Australian SAS soldier arrested, charged with war crimes

Photo: ABC News

Australian police have arrested a former SAS soldier on charges of committing a war crime after he was allegedly caught on camera shooting an Afghan man in a wheat field in Uruzgan province in 2012, while deployed in Afghanistan with the Australian Defense Force.

The former Special Forces soldier Oliver Schulz, 41, was arrested in North South Wales on Monday morning and was expected to appear in court later in the day.

“It will be alleged he murdered an Afghan man while deployed to Afghanistan with the Australian Defence Force,” the Australian Federal Police said in a joint statement with the Office of the Special Investigator (OSI).

“The maximum penalty for a War Crime Murder offense is life imprisonment,” the statement read.

The statement also noted that this is the first war crime charge of murder to be laid against a serving or former Australian Defence Force member under Australian law.

In addition, the federal police stated that the two agencies “are working together to investigate allegations of criminal offenses under Australian law related to breaches of the Laws of Armed Conflict by Australian Defence Force personnel in Afghanistan between 2005 and 2016.”

The investigation into the alleged killing has been underway for more than two years. It started after the OSI was established following the release of the Brereton Report in 2020, which found there was “credible evidence” that some of Australia’s elite soldiers unlawfully killed 39 people while deployed in Afghanistan.

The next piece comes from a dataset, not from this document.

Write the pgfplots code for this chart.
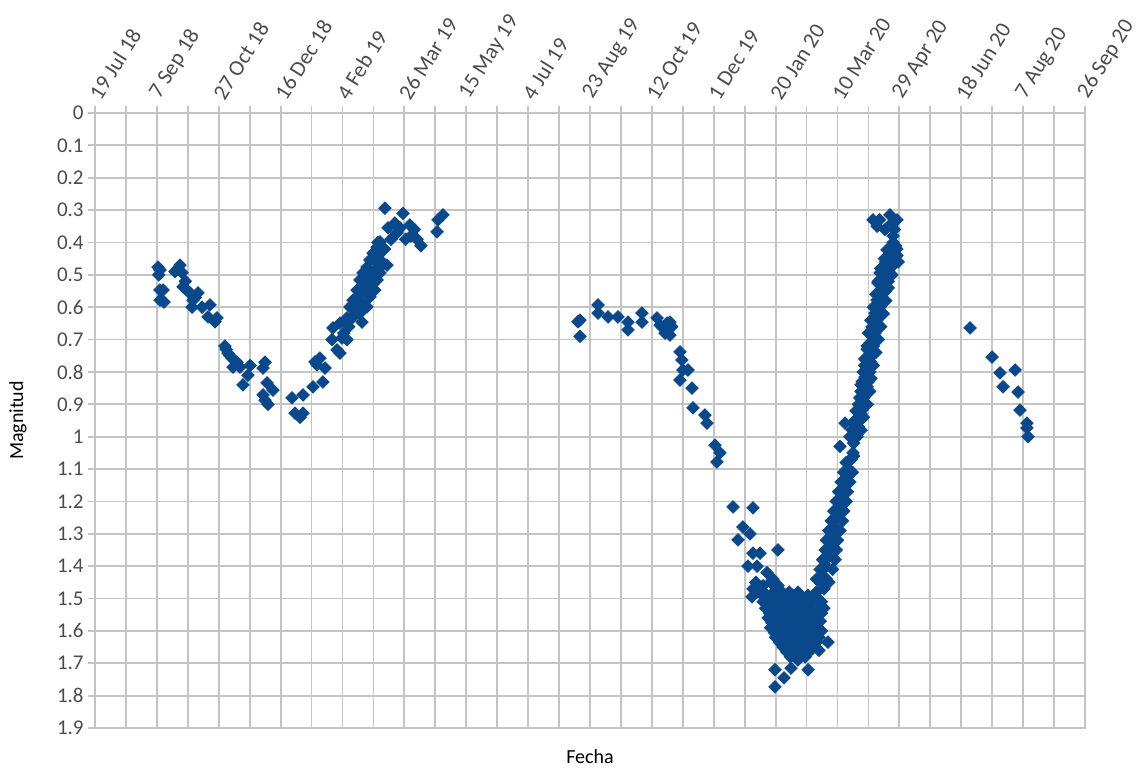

The report also found the murders had been covered up by Australia Defense Force personnel and that 25 ADF personnel were involved in the killings, including those who were “accessories” to the incident.

The unlawful killings discussed by the report began in 2009, with most occurring in 2012 and 2013.

The report recommended 19 current or former members of the special forces should be investigated by police over 23 incidents involving the killings of “prisoners, farmers or civilians”.

The inquiry also found that weapons had been planted on some of the victims, while junior soldiers were sometimes forced to shoot prisoners for a “first kill” as part of an initiation known as “blooding”.